Kolumbiens Präsident Iván Duque gab schon vor den ersten Nachforschungen über die Hintergründe dieser Verbrechen der Guerilla "Nationale Befreiungsarmee" (Ejército de Liberación Nacional, ELN) und "anderen Drogenbanden" die Schuld und versprach eine Aufklärung der Ereignisse. Die Friedensdelegation der ELN wies die Vorwürfe umgehend zurück. In der Region Nariño gebe es eine Allianz zwischen Militär, Polizei und Paramilitärs wie den Los Contadores, die verantwortlich sei für den Anstieg der Gewalt, die Morde und Massaker, heißt es in einem Kommuniqué vom 17. August.

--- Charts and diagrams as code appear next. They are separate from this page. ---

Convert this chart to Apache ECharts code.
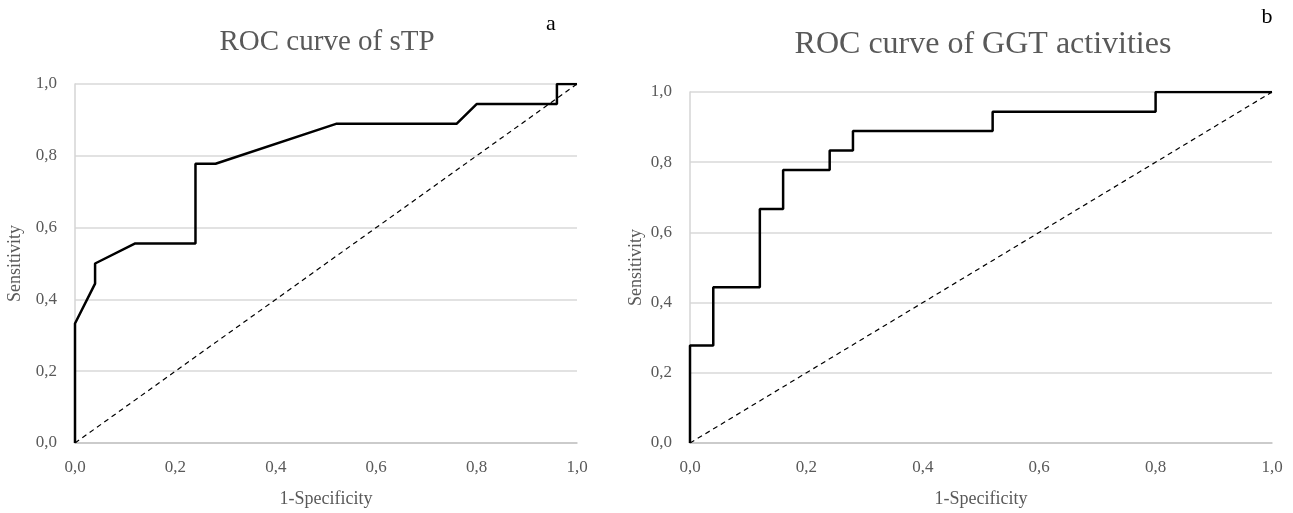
<!DOCTYPE html>
<html>
<head>
<meta charset="utf-8">
<script src="https://cdn.jsdelivr.net/npm/echarts@6/dist/echarts.min.js"></script>
<style>
html,body{margin:0;padding:0;background:#fff;}
#c{width:1293px;height:513px;}
</style>
</head>
<body>
<div id="c"></div>
<script>
// ROC curve of sTP: [1-Specificity, Sensitivity]
const stpX = [0, 0, 0.04, 0.04, 0.12, 0.24, 0.24, 0.28, 0.52, 0.76, 0.80, 0.96, 0.96, 1.0];
const stpY = [0, 0.333, 0.444, 0.5, 0.556, 0.556, 0.778, 0.778, 0.889, 0.889, 0.944, 0.944, 1.0, 1.0];
// ROC curve of GGT activities
const ggtX = [0, 0, 0.04, 0.04, 0.12, 0.12, 0.16, 0.16, 0.24, 0.24, 0.28, 0.28, 0.52, 0.52, 0.80, 0.80, 1.0];
const ggtY = [0, 0.278, 0.278, 0.444, 0.444, 0.667, 0.667, 0.778, 0.778, 0.833, 0.833, 0.889, 0.889, 0.944, 0.944, 1.0, 1.0];
// reference diagonal
const diagX = [0, 1];
const diagY = [0, 1];
const titles = ['ROC curve of sTP', 'ROC curve of GGT activities'];
const panelLetters = ['a', 'b'];
const xName = '1-Specificity';
const yName = 'Sensitivity';

const zip = (xs, ys) => xs.map((x, i) => [x, ys[i]]);
const FONT = '"Liberation Serif", "DejaVu Serif", serif';
const GREY = '#595959';
const fmt = v => v.toFixed(1).replace('.', ',');

function xAxis(gi) {
  return {
    gridIndex: gi, type: 'value', min: 0, max: 1, interval: 0.2,
    name: xName, nameLocation: 'middle', nameGap: 47,
    nameTextStyle: { fontFamily: FONT, fontSize: 18, color: GREY },
    axisLine: { show: true, lineStyle: { color: '#c4c4c4', width: 1.5 } },
    axisTick: { show: false },
    axisLabel: { formatter: fmt, fontFamily: FONT, fontSize: 17, color: GREY, margin: 16 },
    splitLine: { show: false }
  };
}
function yAxis(gi, nameGap) {
  return {
    gridIndex: gi, type: 'value', min: 0, max: 1, interval: 0.2,
    name: yName, nameLocation: 'middle', nameGap: nameGap, nameRotate: 90,
    nameTextStyle: { fontFamily: FONT, fontSize: 18, color: GREY },
    axisLine: { show: true, lineStyle: { color: '#d4d4d4', width: 1.5 } },
    axisTick: { show: false },
    axisLabel: { formatter: fmt, fontFamily: FONT, fontSize: 17, color: GREY, margin: 18 },
    splitLine: { show: true, lineStyle: { color: '#d9d9d9', width: 1.5 } }
  };
}
const curveStyle = { color: '#000', width: 2.5 };
const diagStyle = { color: '#000', width: 1.2, type: [5, 4] };

const chart = echarts.init(document.getElementById('c'), null, { renderer: 'canvas' });
chart.setOption({
  animation: false,
  backgroundColor: '#fff',
  title: [
    { text: titles[0], left: 322, top: 23, textAlign: 'center',
      textStyle: { fontFamily: FONT, fontSize: 29, fontWeight: 'normal', color: GREY } },
    { text: titles[1], left: 978, top: 24, textAlign: 'center',
      textStyle: { fontFamily: FONT, fontSize: 32, fontWeight: 'normal', color: GREY } },
    { text: panelLetters[0], left: 546, top: 8, textAlign: 'center',
      textStyle: { fontFamily: FONT, fontSize: 22, fontWeight: 'normal', color: '#000' } },
    { text: panelLetters[1], left: 1262, top: 1, textAlign: 'center',
      textStyle: { fontFamily: FONT, fontSize: 22, fontWeight: 'normal', color: '#000' } }
  ],
  grid: [
    { left: 75, right: 1293 - 577, top: 84, bottom: 68 },
    { left: 690, right: 1293 - 1272, top: 92, bottom: 68 }
  ],
  xAxis: [xAxis(0), xAxis(1)],
  yAxis: [yAxis(0, 51), yAxis(1, 45)],
  series: [
    { type: 'line', xAxisIndex: 0, yAxisIndex: 0, data: zip(diagX, diagY), symbol: 'none', lineStyle: diagStyle, z: 2 },
    { type: 'line', xAxisIndex: 0, yAxisIndex: 0, data: zip(stpX, stpY), symbol: 'none', lineStyle: curveStyle, z: 3 },
    { type: 'line', xAxisIndex: 1, yAxisIndex: 1, data: zip(diagX, diagY), symbol: 'none', lineStyle: diagStyle, z: 2 },
    { type: 'line', xAxisIndex: 1, yAxisIndex: 1, data: zip(ggtX, ggtY), symbol: 'none', lineStyle: curveStyle, z: 3 }
  ]
});
</script>
</body>
</html>
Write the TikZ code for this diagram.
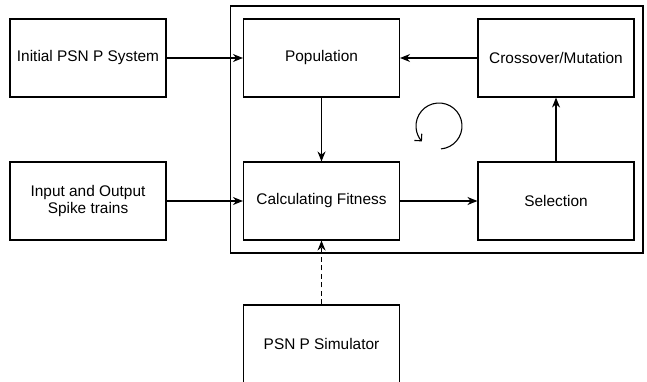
\documentclass[tikz,border=0pt]{standalone}
\usepackage{fontspec}
\setmainfont{Liberation Sans}
\usetikzlibrary{arrows.meta}
\begin{document}
\begin{tikzpicture}[x=1pt,y=1pt,
  block/.style={draw,line width=1.1pt,minimum width=156pt,minimum height=78pt,align=center,
    font=\fontsize{15.4}{17.5}\selectfont},
  link/.style={line width=1.1pt,-{Stealth[length=10pt,width=8pt]}}]
\useasboundingbox (0,0) rectangle (647,381);
\clip (0,0) rectangle (647,381);
\draw[line width=1.1pt] (230.5,128) rectangle (643,375);
\node[block] (init) at (88,323) {Initial PSN P System};
\node[block] (io) at (88,180) {Input and Output\\Spike trains};
\node[block] (pop) at (321.5,323) {Population};
\node[block] (cross) at (556,323) {Crossover/Mutation};
\node[block] (fit) at (321.5,180) {Calculating Fitness};
\node[block] (sel) at (556,180) {Selection};
\node[block] (sim) at (321.5,37) {PSN P Simulator};
\draw[link] (init) -- (pop);
\draw[link] (io) -- (fit);
\draw[link] (pop) -- (fit);
\draw[link] (fit) -- (sel);
\draw[link] (sel) -- (cross);
\draw[link] (cross) -- (pop);
\draw[link,dash pattern=on 5pt off 3.5pt] (sim) -- (fit);
% loop sign
\coordinate (loop) at (439,255);
\draw[line width=1.1pt,-{Straight Barb[length=5pt,width=10pt]}] (loop) ++(-85:23) arc[start angle=-85,end angle=222,radius=23];
\end{tikzpicture}
\end{document}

Verantwortliche des Militärs dagegen brandmarkten die Jugendlichen: "In Samaniego gibt es verschiedene Drogenbanden, offenbar waren einge der ermordeten Jugendlichen Mitglieder", erklärte General Jorge Vargas. Gegen diese Unterstellungen regt sich scharfe Kritik. Der Sprecher der Nachfolgepartei der Guerilla "Alternative revolutionäre Kraft des Volkes" (Fuerza Alternativa Revolucionaria del Común, Farc), Pastor Alape Lascarro, etwa schrieb, die Streitkräfte dürften "die in Samaniego massakrierten jungen Menschen nicht erneut zum Opfer machen. Der Staat muss für das Wohlergehen der Jugend sorgen, darf sie nicht als inneren Feind behandeln".

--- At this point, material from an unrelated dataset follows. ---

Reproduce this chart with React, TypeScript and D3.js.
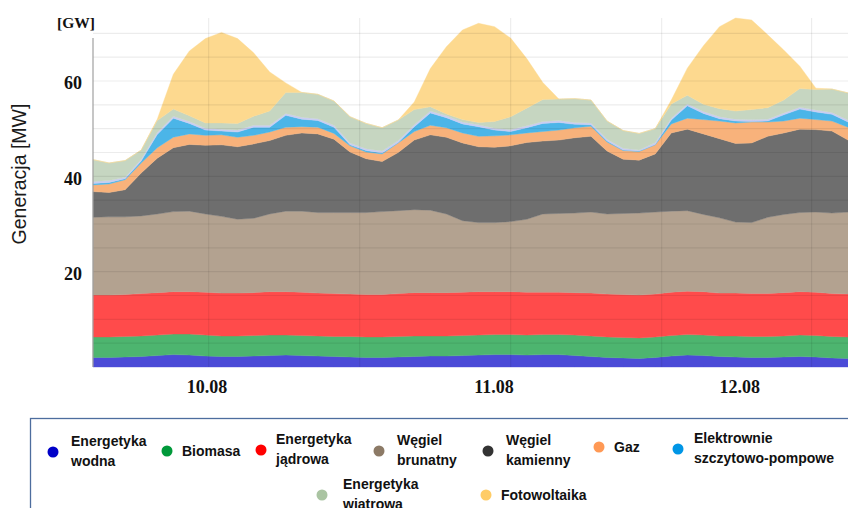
import { useEffect, useRef } from "react";
import * as d3 from "d3";

// samples every 1.5 h starting 10.08 00:00, values in GW
const hours = d3.range(48).map((i) => i * 1.5);

const hydro = [2.0, 2.0, 2.1, 2.2, 2.4, 2.6, 2.5, 2.3, 2.2, 2.2, 2.3, 2.4, 2.5, 2.4, 2.3, 2.2, 2.1, 2.0, 2.0, 2.1, 2.2, 2.3, 2.3, 2.4, 2.5, 2.6, 2.6, 2.5, 2.6, 2.6, 2.4, 2.2, 2.0, 1.9, 1.8, 2.0, 2.3, 2.5, 2.4, 2.2, 2.1, 2.0, 2.0, 2.1, 2.2, 2.1, 1.9, 1.8];
const biomass = [4.3, 4.3, 4.3, 4.3, 4.3, 4.3, 4.4, 4.4, 4.3, 4.3, 4.3, 4.3, 4.2, 4.2, 4.2, 4.2, 4.3, 4.3, 4.3, 4.3, 4.3, 4.2, 4.2, 4.2, 4.2, 4.2, 4.2, 4.2, 4.2, 4.2, 4.3, 4.3, 4.3, 4.3, 4.3, 4.3, 4.3, 4.3, 4.3, 4.3, 4.4, 4.4, 4.4, 4.4, 4.5, 4.5, 4.5, 4.5];
const nuclear = [8.8, 8.8, 8.8, 8.9, 8.9, 8.9, 8.9, 9.0, 9.0, 9.0, 9.0, 9.1, 9.1, 9.1, 9.0, 9.0, 8.9, 8.9, 8.9, 9.0, 9.1, 9.1, 9.1, 9.1, 9.1, 9.0, 9.0, 9.0, 8.9, 8.9, 8.9, 9.0, 9.0, 9.0, 9.0, 9.0, 9.1, 9.1, 9.1, 9.0, 9.0, 9.0, 9.0, 9.1, 9.1, 9.1, 9.0, 9.0];
const lignite = [16.3, 16.4, 16.3, 16.3, 16.5, 16.8, 16.9, 16.4, 16.1, 15.5, 15.6, 16.3, 16.9, 17.0, 16.9, 17.0, 17.1, 17.2, 17.4, 17.4, 17.4, 17.3, 16.5, 15.0, 14.5, 14.5, 14.7, 15.3, 16.4, 16.5, 16.7, 17.0, 16.8, 17.0, 17.2, 17.2, 17.0, 16.9, 16.2, 15.8, 14.9, 14.9, 16.0, 16.4, 16.6, 16.8, 16.9, 17.2];
const hardCoal = [5.4, 5.1, 5.7, 9.0, 11.7, 13.4, 14.0, 14.4, 15.0, 15.2, 15.6, 15.4, 15.9, 16.4, 16.5, 15.4, 12.7, 11.3, 10.5, 12.2, 14.6, 15.8, 16.1, 16.3, 15.9, 15.8, 15.9, 16.1, 15.3, 15.4, 15.8, 15.9, 13.2, 11.4, 11.1, 12.2, 16.4, 17.1, 16.9, 16.6, 16.5, 16.7, 17.0, 17.1, 17.5, 17.3, 17.2, 15.1];
const gas = [1.4, 1.8, 2.1, 2.1, 2.2, 2.2, 2.2, 2.1, 2.1, 2.0, 1.8, 1.8, 1.7, 1.3, 1.4, 1.2, 1.3, 1.4, 1.6, 2.0, 1.8, 2.0, 2.0, 2.1, 2.2, 2.4, 2.3, 2.0, 2.0, 2.1, 2.1, 2.1, 1.9, 1.8, 1.8, 1.9, 1.9, 2.3, 3.0, 3.7, 4.3, 4.4, 3.0, 2.5, 2.3, 2.1, 2.1, 2.7];
const pumped = [0.3, 0.3, 0.2, 0.4, 2.8, 4.0, 2.2, 1.1, 0.8, 1.1, 1.7, 1.0, 2.5, 1.6, 1.4, 1.3, 0.2, 0.3, 0.2, 0.1, 1.0, 2.6, 2.1, 1.9, 2.0, 1.2, 0.7, 1.1, 1.7, 1.6, 0.7, 0.3, 0.2, 0.1, 0.1, 0.1, 0.8, 2.6, 1.3, 0.5, 0.4, 0.1, 0.2, 1.3, 1.9, 1.6, 1.4, 1.1];
const other = [0.4, 0.4, 0.3, 0.4, 0.4, 0.4, 0.4, 0.4, 0.4, 0.4, 0.4, 0.4, 0.4, 0.4, 0.4, 0.4, 0.4, 0.4, 0.4, 0.4, 0.4, 0.4, 0.4, 0.4, 0.4, 0.4, 0.4, 0.4, 0.4, 0.4, 0.4, 0.4, 0.4, 0.4, 0.2, 0.4, 0.4, 0.4, 0.4, 0.4, 0.4, 0.4, 0.4, 0.4, 0.4, 0.4, 0.4, 0.4];
const wind = [4.6, 3.7, 3.5, 1.9, 2.5, 1.5, 1.2, 1.1, 1.3, 1.4, 1.9, 3.0, 4.4, 5.2, 5.1, 5.1, 5.5, 5.3, 4.9, 4.3, 3.2, 0.9, 0.4, 0.5, 0.5, 1.4, 2.7, 3.7, 4.6, 4.5, 5.0, 4.8, 3.8, 3.7, 3.5, 2.9, 3.0, 1.8, 1.5, 1.7, 1.7, 2.1, 2.4, 2.7, 3.9, 4.3, 4.9, 5.7];
const solar = [0, 0, 0, 0, 0.3, 7.3, 13.6, 17.7, 19.0, 17.8, 13.3, 8.2, 2.0, 0, 0, 0, 0, 0, 0, 0, 1.6, 8.0, 14.1, 18.8, 20.8, 19.9, 16.5, 10.4, 3.6, 0, 0, 0, 0, 0, 0, 0, 0.8, 5.7, 12.3, 17.2, 19.5, 18.8, 15.3, 10.5, 4.7, 0.3, 0, 0];

const seriesKeys = ["hydro", "biomass", "nuclear", "lignite", "hardCoal", "gas", "pumped", "other", "wind", "solar"];
const seriesValues = [hydro, biomass, nuclear, lignite, hardCoal, gas, pumped, other, wind, solar];
const seriesColors = ["#4b4bd7", "#4db56f", "#ff4b4b", "#b3a290", "#6e6e6e", "#f8b27b", "#4bb5e8", "#c9cdf2", "#c6d6c1", "#fdd98f"];

const yTickLabels = [20, 40, 60];
const gridValues = [5, 10, 15, 20, 25, 30, 35, 40, 45, 50, 55, 60, 65, 70];
const dayLabels = ["10.08", "11.08", "12.08"];
const dayLabelHours = [10.65, 37.45, 60.4];
const vGridHours = [10.8, 24.9, 39.0, 53.1, 67.1];

const legendLabels = [
  ["Energetyka", "wodna"],
  ["Biomasa"],
  ["Energetyka", "jądrowa"],
  ["Węgiel", "brunatny"],
  ["Węgiel", "kamienny"],
  ["Gaz"],
  ["Elektrownie", "szczytowo-pompowe"],
  ["Energetyka", "wiatrowa"],
  ["Fotowoltaika"],
];
const legendColors = ["#0000c8", "#00993a", "#ff0000", "#8c7a66", "#333333", "#ff9955", "#0096e6", "#aac4a2", "#ffcc66"];

// legend layout (dot centre, text start)
const legendSlots = [
  { cx: 53, cy: 452, tx: 71 },
  { cx: 167, cy: 451, tx: 182 },
  { cx: 261, cy: 450, tx: 276 },
  { cx: 379, cy: 451, tx: 397 },
  { cx: 488, cy: 451, tx: 506 },
  { cx: 599, cy: 447, tx: 614 },
  { cx: 678, cy: 449, tx: 694 },
  { cx: 322, cy: 495, tx: 343 },
  { cx: 486, cy: 495, tx: 501 },
];

const App = () => {
  const svgRef = useRef<SVGSVGElement>(null);

  useEffect(() => {
    const svg = d3.select(svgRef.current);
    svg.selectAll("*").remove();

    const x = d3.scaleLinear().domain([0, 70.5]).range([93, 848]);
    const y = d3.scaleLinear().domain([0, 70]).range([367, 33.33]);

    const rows = hours.map((h, i) => {
      const row: any = { h };
      seriesKeys.forEach((k, j) => (row[k] = seriesValues[j][i]));
      return row;
    });

    const layers = d3.stack().keys(seriesKeys)(rows);

    const area = d3
      .area<any>()
      .x((d) => x(d.data.h))
      .y0((d) => y(d[0]))
      .y1((d) => y(d[1]))
      .curve(d3.curveLinear);

    svg
      .append("g")
      .selectAll("path")
      .data(layers)
      .join("path")
      .attr("d", area)
      .attr("fill", (d, i) => seriesColors[i])
      .attr("stroke", (d, i) => seriesColors[i])
      .attr("stroke-width", 0.4);

    // grid on top, faint
    svg
      .append("g")
      .selectAll("line")
      .data(gridValues)
      .join("line")
      .attr("x1", x(0))
      .attr("x2", x(70.5))
      .attr("y1", (d) => y(d))
      .attr("y2", (d) => y(d))
      .attr("stroke", "#000")
      .attr("stroke-opacity", 0.075)
      .attr("stroke-width", 1.2);

    svg
      .append("g")
      .selectAll("line")
      .data(vGridHours)
      .join("line")
      .attr("x1", (d) => x(d))
      .attr("x2", (d) => x(d))
      .attr("y1", 18)
      .attr("y2", y(0))
      .attr("stroke", "#000")
      .attr("stroke-opacity", 0.075)
      .attr("stroke-width", 1.2);

    // y axis line
    svg
      .append("line")
      .attr("x1", x(0))
      .attr("x2", x(0))
      .attr("y1", 38)
      .attr("y2", y(0))
      .attr("stroke", "#a0a0a0")
      .attr("stroke-width", 1.2);

    svg
      .append("g")
      .selectAll("text")
      .data(yTickLabels)
      .join("text")
      .attr("x", 82)
      .attr("y", (d) => y(d) + 2)
      .attr("dy", "0.35em")
      .attr("text-anchor", "end")
      .style("font-family", "'Liberation Serif', serif")
      .style("font-weight", "bold")
      .style("font-size", "18px")
      .style("fill", "#111")
      .text((d) => d);

    svg
      .append("text")
      .attr("x", 76)
      .attr("y", 28)
      .attr("text-anchor", "middle")
      .style("font-family", "'Liberation Serif', serif")
      .style("font-weight", "bold")
      .style("font-size", "15.5px")
      .style("fill", "#111")
      .text("[GW]");

    svg
      .append("text")
      .attr("transform", "translate(26,174) rotate(-90)")
      .attr("text-anchor", "middle")
      .style("font-family", "'Liberation Sans', sans-serif")
      .style("font-size", "19.5px")
      .style("fill", "#1a1a1a")
      .text("Generacja [MW]");

    svg
      .append("g")
      .selectAll("text")
      .data(dayLabels)
      .join("text")
      .attr("x", (d, i) => x(dayLabelHours[i]))
      .attr("y", 393)
      .attr("text-anchor", "middle")
      .style("font-family", "'Liberation Serif', serif")
      .style("font-weight", "bold")
      .style("font-size", "18px")
      .style("fill", "#111")
      .text((d) => d);

    // legend
    svg
      .append("rect")
      .attr("x", 30.5)
      .attr("y", 418.5)
      .attr("width", 840)
      .attr("height", 120)
      .attr("fill", "none")
      .attr("stroke", "#4d6d9e")
      .attr("stroke-width", 1.3);

    const items = svg
      .append("g")
      .selectAll("g")
      .data(legendLabels)
      .join("g");

    items
      .append("circle")
      .attr("cx", (d, i) => legendSlots[i].cx)
      .attr("cy", (d, i) => legendSlots[i].cy)
      .attr("r", 5.5)
      .attr("fill", (d, i) => legendColors[i]);

    items.each(function (lines, i) {
      const s = legendSlots[i];
      const g = d3.select(this);
      lines.forEach((line, j) => {
        const base = lines.length === 1 ? s.cy + 5 : s.cy - 6 + j * 20;
        g.append("text")
          .attr("x", s.tx)
          .attr("y", base)
          .style("font-family", "'Liberation Sans', sans-serif")
          .style("font-weight", "bold")
          .style("font-size", "14px")
          .style("fill", "#111")
          .text(line);
      });
    });
  }, []);

  return (
    <svg
      ref={svgRef}
      width={848}
      height={508}
      style={{ position: "absolute", left: 0, top: 0, background: "#fff" }}
    ></svg>
  );
};

export default App;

In einer Stellungnahme der Wahrheitskommission heißt es: "Wir können nicht zulassen, dass arme, unzufriedene schwarze Jugendliche als Kriminelle abgestempelt werden. Die kolumbianische Gesellschaft ist ihnen etwas schuldig. Und anstatt zu ihrer Stigmatisierung beizutragen und dies sogar durch die Medien und sozialen Netzwerke zu nähren, schuldet ihnen das Land ein menschenwürdiges Leben und die Achtung ihrer Identität und Rechte."
Die Handschrift dieser Morde erinnert an die dunkelsten Zeiten des bewaffneten Konflikts in Kolumbien und an die von paramilitärischen Gruppen durchgeführten "sozialen Säuberungen". Die erneute Zunahme von Konflikten über die Kontrolle der Handelswege durch illegale bewaffnete Gruppen bringt die Zivilbevölkerung in große Gefahr. "Die Sicherheitslage für dörfliche Gemeinden hat sich erheblich verschlechtert. Es sind dringend Schutzmaßnahmen notwendig und die Taten müssen aufgeklärt werden", sagte José Miguel Vivanco von Human Rights Watch.

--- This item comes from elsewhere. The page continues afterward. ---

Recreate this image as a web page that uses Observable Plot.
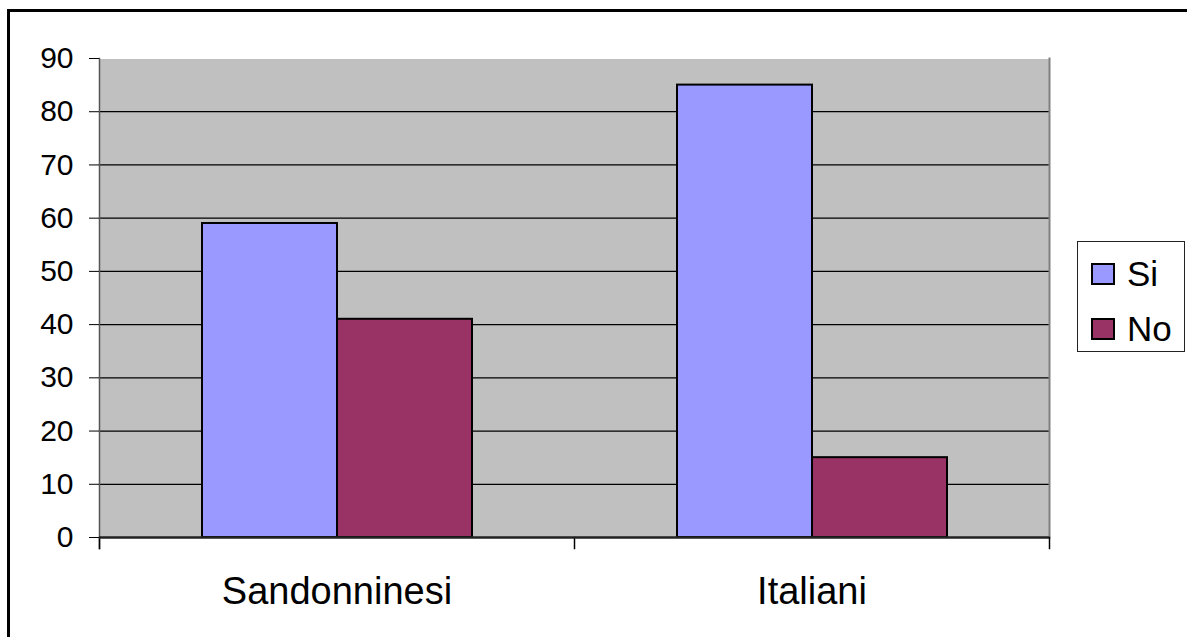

Auch das Büro der Vereinten Nationen und die UN-Überprüfungsmission des Friedensprozesses in Kolumbien verurteilten die Morde und brachten in einer gemeinsamen Erklärung ihre "tiefe Besorgnis" zum Ausdruck. Die zuständigen Behörden müssten die Maßnahmen zur Beseitigung dieser Gewalt verstärken. Die UN haben nach eigenen Angaben in diesem Jahr bereits 33 Massaker dokumentiert und 97 Morde an Menschenrechtsverteidigern.
Neben der UNO haben auch soziale Bewegungen Frieden und Gerechtigkeit im Land gefordert. Viele kritisieren die Ineffizienz der Regierung Duque und werfen ihr vollkommene Unfähigkeit vor. Unter seiner Präsidentschaft sei das Land in schlimmste Zeiten der Gewalt zurückgekehrt. Trotz Warnungen und Kritik seitens der internationalen Institutionen wie der Interamerikanischen Menschenrechtskommission und den Vereinten Nationen würden keine effektiven Maßnahmen zum Schutz der Bevölkerung eingeführt.